What do you call that? It is natural selection at its best. The female ancestry was not that smart enough to methodically engage in a form of assessment. That is a job for the advanced. She was just like executing a program and the program doing its job. Natural selection had made it so that when she looked at the male’s masculine body, his gait, and deep voice be magically hypnotized into a state of feeling like a woman that needs a real man to handle her good. And this magic, as time went on, would slowly become so addictive to the female that she’d want to keep the male around her longer.
She had the freedom to upgrade her partner though, if she was tired of him – she’d leave with the offspring for a much better male. And on the part of the male, it was not like he just obeyed. He’d go and hunt for days and days on end or get killed by some predator.
And then, their children became smart and well adapted thanks to a series of mutations generation after generation. They found a way to stick together for longer than before, henceforth the emergence of the human relationship archetype. As they developed further, so did their connectedness and relationship which in turn spurred a complexity created by the human mind termed romantic love.
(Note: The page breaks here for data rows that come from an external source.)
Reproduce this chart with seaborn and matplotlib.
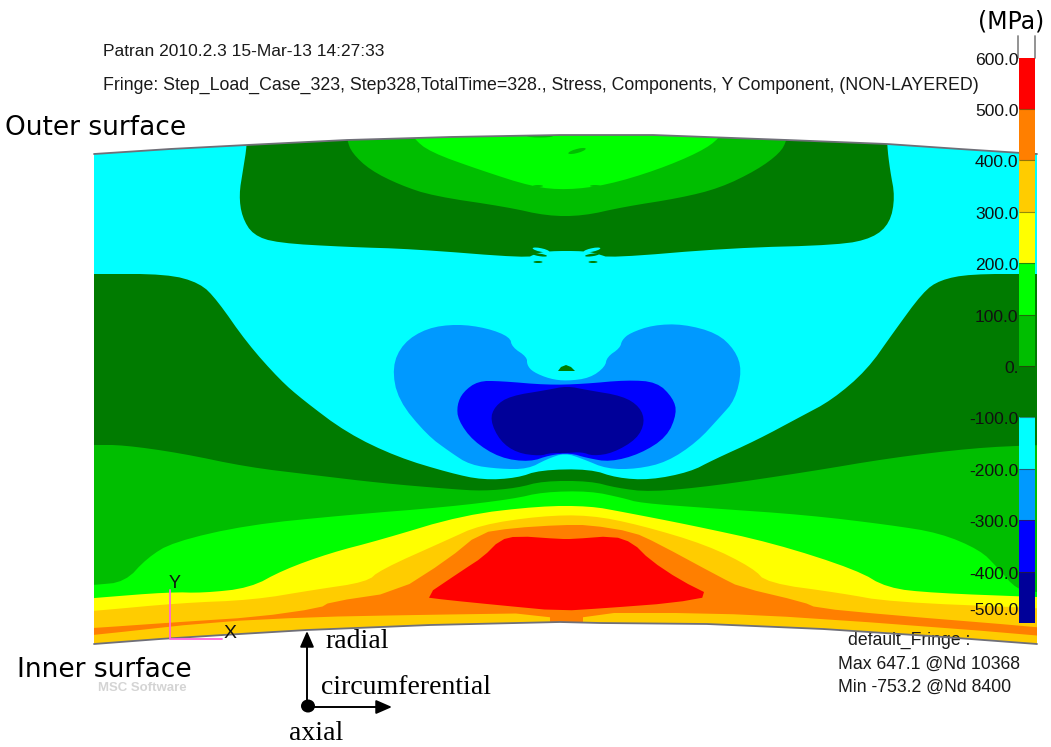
import numpy as np
import pandas as pd
import matplotlib
matplotlib.use("Agg")
import matplotlib.pyplot as plt
from matplotlib.colors import ListedColormap
from matplotlib.patches import Polygon, Ellipse
import seaborn as sns

# ---------- data (contour outlines, image coordinates) ----------
top_arc = [(94,154),(170,149),(247,145),(347,140),(450,137),(560,135),(653,135),(787,140),(887,144),(960,149),(1037,154)]
bottom_arc = [(94,644),(160,639),(223,635),(307,630),(430,625),(560,622),(600,623),(707,624),(823,629),(930,636),(1037,644)]

cap_dark = [(247,120),(247,145),(243,170),(239,195),(242,217),(253,235),(277,243),(347,247),(413,249),(527,258),(535,254),(548,251),(585,251),(598,254),(610,258),(730,248),(840,245),(873,238),(890,223),(895,197),(890,170),(887,145),(887,120)]
cap_mid = [(345,120),(347,140),(352,153),(370,170),(400,185),(433,196),(507,207),(547,216),(583,216),(623,207),(680,198),(720,188),(757,170),(780,153),(787,140),(789,120)]
cap_bright = [(405,120),(413,138),(430,152),(480,170),(533,187),(567,190),(607,185),(657,170),(700,152),(720,138),(728,120)]

low_dark = [(60,274),(94,274),(167,274),(200,283),(217,300),(247,343),(280,380),(303,400),(347,433),(397,457),(450,473),(483,480),(517,478),(540,470),(590,469),(617,478),(650,480),(690,472),(713,460),(757,440),(800,417),(832,400),(867,370),(893,333),(923,292),(940,280),(970,274),(1037,274),(1060,274),(1060,700),(60,700)]
low_mid = [(60,445),(94,445),(123,445),(180,453),(247,467),(313,475),(380,483),(450,489),(483,491),(517,488),(543,481),(590,481),(617,488),(650,492),(713,486),(807,472),(890,458),(973,448),(1037,445),(1060,445),(1060,700),(60,700)]
low_bright = [(60,587),(94,585),(125,582),(147,558),(173,542),(247,525),(347,515),(447,507),(513,499),(543,492),(590,491),(623,498),(640,503),(707,508),(807,515),(890,525),(940,533),(980,550),(997,567),(1017,590),(1037,592),(1060,594),(1060,700),(60,700)]
low_yellow = [(60,601),(94,598),(170,592),(203,593),(250,588),(283,570),(330,553),(380,540),(463,515),(540,506),(590,506),(623,512),(690,525),(773,543),(857,570),(887,588),(933,593),(1037,597),(1060,598),(1060,700),(60,700)]
low_amber = [(60,613),(94,611),(180,603),(253,600),(313,590),(367,582),(380,570),(447,540),(480,525),(540,516),(590,515),(640,525),(707,545),(753,568),(767,583),(840,593),(890,602),(1037,608),(1060,610),(1060,700),(60,700)]
low_orange = [(60,630),(94,628),(180,622),(257,617),(320,608),(330,602),(397,592),(447,560),(480,533),(513,528),(560,525),(590,525),(633,532),(657,543),(720,577),(740,587),(803,602),(817,608),(890,615),(1037,627),(1060,630),(1060,639),(1037,635),(813,618),(707,613),(583,613),(583,630),(550,630),(550,613),(413,615),(313,617),(213,622),(94,635),(60,638)]
low_red = [(423,597),(463,570),(483,557),(500,540),(517,536),(560,539),(573,539),(613,536),(633,543),(650,560),(680,580),(712,596),(673,603),(607,608),(560,611),(497,605),(447,600)]

light_blue = [(510,337),(487,328),(457,324),(427,328),(403,343),(392,367),(398,400),(427,435),(450,452),(470,465),(500,469),(528,469),(547,459),(565,453),(583,459),(607,469),(637,469),(667,462),(697,442),(720,417),(735,400),(742,370),(735,350),(717,333),(683,324),(653,325),(630,333),(622,340),(620,348),(607,357),(605,367),(590,378),(567,381),(550,379),(533,372),(527,365),(527,357),(512,347)]
blue = [(457,405),(463,392),(478,381),(500,381),(547,385),(583,384),(627,380),(657,382),(673,398),(677,413),(667,437),(640,454),(610,462),(587,458),(570,453),(550,455),(530,462),(500,458),(473,441),(458,420)]
navy = [(490,420),(495,406),(510,396),(547,390),(567,386),(587,390),(623,396),(640,407),(645,422),(637,439),(613,453),(593,456),(582,452),(567,453),(550,453),(540,456),(517,453),(500,441)]
spot_dark = [(558,371),(561,367),(566,365),(571,367),(575,371)]

cmap_colors = ["#FF0000","#FF7F00","#FFCC00","#FFFF00","#00FF00","#00BE00","#007B00","#00FFFF","#0099FF","#0000FF","#000099"]
bar_levels = [600,500,400,300,200,100,0,-100,-200,-300,-400]
bar_tick_labels = ["600.0","500.0","400.0","300.0","200.0","100.0","0.","-100.0","-200.0","-300.0","-400.0","-500.0"]
bar_tick_rows = [0.05,1.05,2.05,3.05,4.05,5.05,6.05,7.05,8.05,9.05,10.05,10.75]
specks_cyan = [(541,250,17,3.5,12),(592,250,17,3.5,-12)]
specks_dark = [(540,255,14,2.5,8),(592,255,14,2.5,-8),(538,262,9,2,0),(593,262,9,2,0)]
specks_mid = [(577,151,18,4,-15),(540,136,26,3,0),(538,186,10,2,0),(595,186,10,2,0),(540,210,7,2,0),(550,213,7,2,0),(583,213,7,2,0),(593,210,7,2,0)]
# ---------------------------------------------------------------------------------------

sns.set_theme(style="white")
plt.rcParams["font.family"] = ["Liberation Sans", "DejaVu Sans"]

DARK, MID, BRIGHT = "#007B00", "#00BE00", "#00FF00"

def chaikin(pts, n=2):
    p = np.asarray(pts, float)
    for _ in range(n):
        q = np.roll(p, -1, axis=0)
        p = np.column_stack([0.75*p + 0.25*q, 0.25*p + 0.75*q]).reshape(-1, 2)
    return p

fig = plt.figure(figsize=(10.51, 7.47), dpi=100)
ax = fig.add_axes([0, 0, 1, 1])
ax.set_xlim(0, 1051); ax.set_ylim(747, 0); ax.axis("off")

domain = Polygon(list(top_arc) + list(bottom_arc)[::-1], closed=True, fc="#00FFFF", ec="none", zorder=1)
ax.add_patch(domain)

layers = [(cap_dark,DARK),(cap_mid,MID),(cap_bright,BRIGHT),
          (low_dark,DARK),(low_mid,MID),(low_bright,BRIGHT),(low_yellow,"#FFFF00"),
          (low_amber,"#FFCC00"),(low_orange,"#FF7F00"),(low_red,"#FF0000"),
          (light_blue,"#0099FF"),(blue,"#0000FF"),(navy,"#000099")]
for z, (pts, col) in enumerate(layers):
    sharp = pts is low_orange or pts is low_red
    s = Polygon(chaikin(pts, 1 if sharp else 2), closed=True, fc=col, ec="none", zorder=2+z*0.01)
    ax.add_patch(s); s.set_clip_path(domain)
ax.add_patch(Polygon(spot_dark, closed=True, fc=DARK, ec="none", zorder=3))
for specks, col, zo in ((specks_cyan, "#00FFFF", 3), (specks_dark, DARK, 3.1), (specks_mid, MID, 3.1)):
    for x, y, w, h, a in specks:
        e = Ellipse((x, y), w, h, angle=a, fc=col, ec="none", zorder=zo)
        ax.add_patch(e); e.set_clip_path(domain)

for arc in (top_arc, bottom_arc):
    df = pd.DataFrame(arc, columns=["x", "y"])
    sns.lineplot(data=df, x="x", y="y", sort=False, color="#6f6f78", lw=1.3, ax=ax, zorder=4, legend=False)
ax.set_xlim(0, 1051); ax.set_ylim(747, 0); ax.axis("off")

# colour bar as a heatmap
W, H = 1051, 747
bx0, bx1, by0, by1 = 1019, 1035, 57.5, 623
cax = fig.add_axes([bx0/W, 1-by1/H, (bx1-bx0)/W, (by1-by0)/H], zorder=5)
sns.heatmap(np.array(bar_levels, float).reshape(-1, 1), ax=cax, cbar=False,
            cmap=ListedColormap(cmap_colors[::-1]), vmin=-450, vmax=650,
            linewidths=0, xticklabels=False)
cax.hlines(range(1, 11), 0, 1, colors="#3a2a10", lw=0.8, alpha=0.55)
cax.set_yticks(bar_tick_rows); cax.set_yticklabels(bar_tick_labels, rotation=0, fontsize=12.6, color="#111111")
cax.tick_params(axis="y", length=0, pad=0.3)
cax.set_ylabel("")
ax.plot([1018,1018],[36,58], color="#8a8a8a", lw=1.3, zorder=6)
ax.plot([1035,1035],[36,58], color="#8a8a8a", lw=1.3, zorder=6)

# texts
tc = "#1a1a1a"
ax.text(103, 52, "Patran 2010.2.3 15-Mar-13 14:27:33", fontsize=12.5, color=tc, va="center")
ax.text(103, 85, "Fringe: Step_Load_Case_323, Step328,TotalTime=328., Stress, Components, Y Component, (NON-LAYERED)",
        fontsize=12.8, color=tc, va="center")
ax.text(5, 128, "Outer surface", fontsize=19, family="DejaVu Sans", color="black", va="center")
ax.text(17, 670, "Inner surface", fontsize=19, family="DejaVu Sans", color="black", va="center")
ax.text(1011, 22, "(MPa)", fontsize=17, family="DejaVu Sans", color="black", va="center", ha="center")
ax.text(848, 640, "default_Fringe :", fontsize=12.7, color=tc, va="center")
ax.text(838, 664, "Max 647.1 @Nd 10368", fontsize=12.7, color=tc, va="center")
ax.text(838, 687, "Min -753.2 @Nd 8400", fontsize=12.7, color=tc, va="center")
ax.text(142, 688, "MSC Software", fontsize=9.5, color="#d4d4d4", va="center", ha="center", weight="bold", zorder=0)

# triad
ax.plot([170,170,222],[590,639,639], color="#FF66DD", lw=1.3, zorder=6)
ax.text(175, 583, "Y", fontsize=13, color="#111111", va="center", ha="center", zorder=7)
ax.text(230, 634, "X", fontsize=14, color="#111111", va="center", ha="center", zorder=7)

# direction arrows
serif = "Liberation Serif"
ax.annotate("", xy=(307,631), xytext=(307,706), arrowprops=dict(arrowstyle="-|>,head_length=0.8,head_width=0.35", color="black", lw=1.4, shrinkA=0, shrinkB=0), zorder=7)
ax.annotate("", xy=(392,707), xytext=(307,707), arrowprops=dict(arrowstyle="-|>,head_length=0.8,head_width=0.35", color="black", lw=1.4, shrinkA=0, shrinkB=0), zorder=7)
ax.add_patch(Ellipse((308,706), 14, 13, fc="black", ec="none", zorder=8))
ax.text(325, 642, "radial", fontsize=20, family=serif, color="black", va="center")
ax.text(321, 688, "circumferential", fontsize=20, family=serif, color="black", va="center")
ax.text(289, 734, "axial", fontsize=20, family=serif, color="black", va="center")

fig.savefig("out.png", dpi=100, facecolor="white")
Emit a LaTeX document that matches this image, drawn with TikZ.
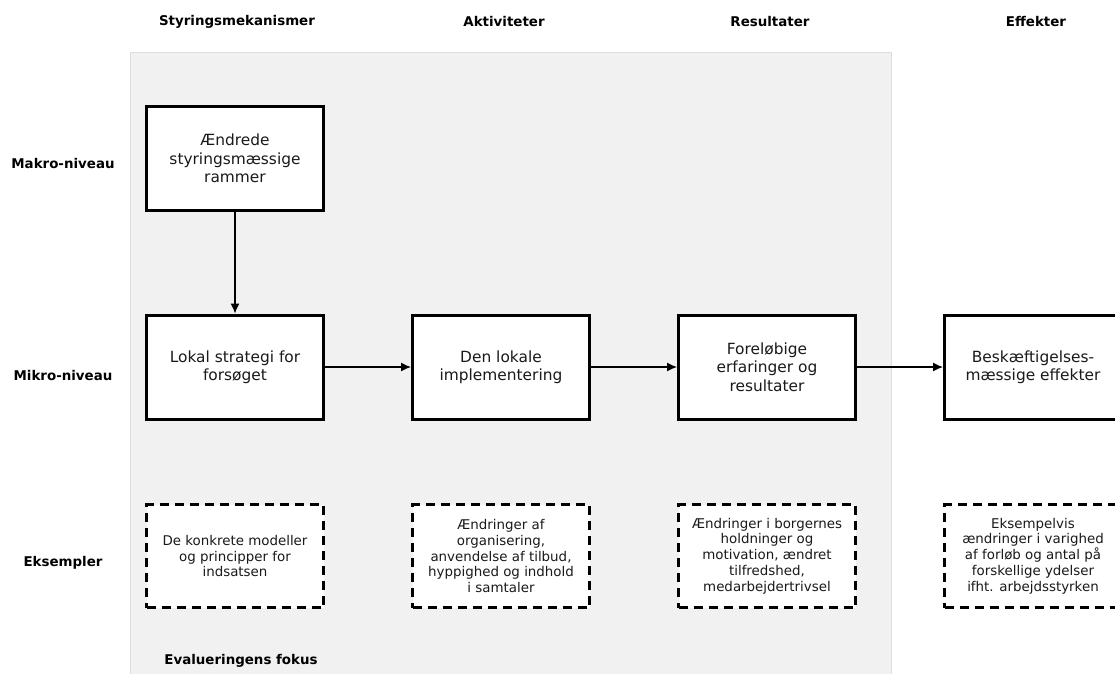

For this reasoning, love is there to maintain connectedness and assurance of the progression of the human species. But again this does not mean that love exists because if it meant so, I’d be contradicting myself. Rather, this assurance can be referred to as physical attraction, desire to belong and feel connected and be part of the pack for security, the spirit of togetherness, the need to became more of yourself (self-actualization) through others, or the covert worshipping of pleasure (pleasure-centeredness). The list can go on.
In particular, what is it that is likely to make a person believe that this is merely love?
Well, a concept known as confirmation bias.
In conclusion, I therefore restate that love is relative and that it is an illusion created by the human mind beyond any form of measure and it is as not provable as felicity, virtue, honor and veracity.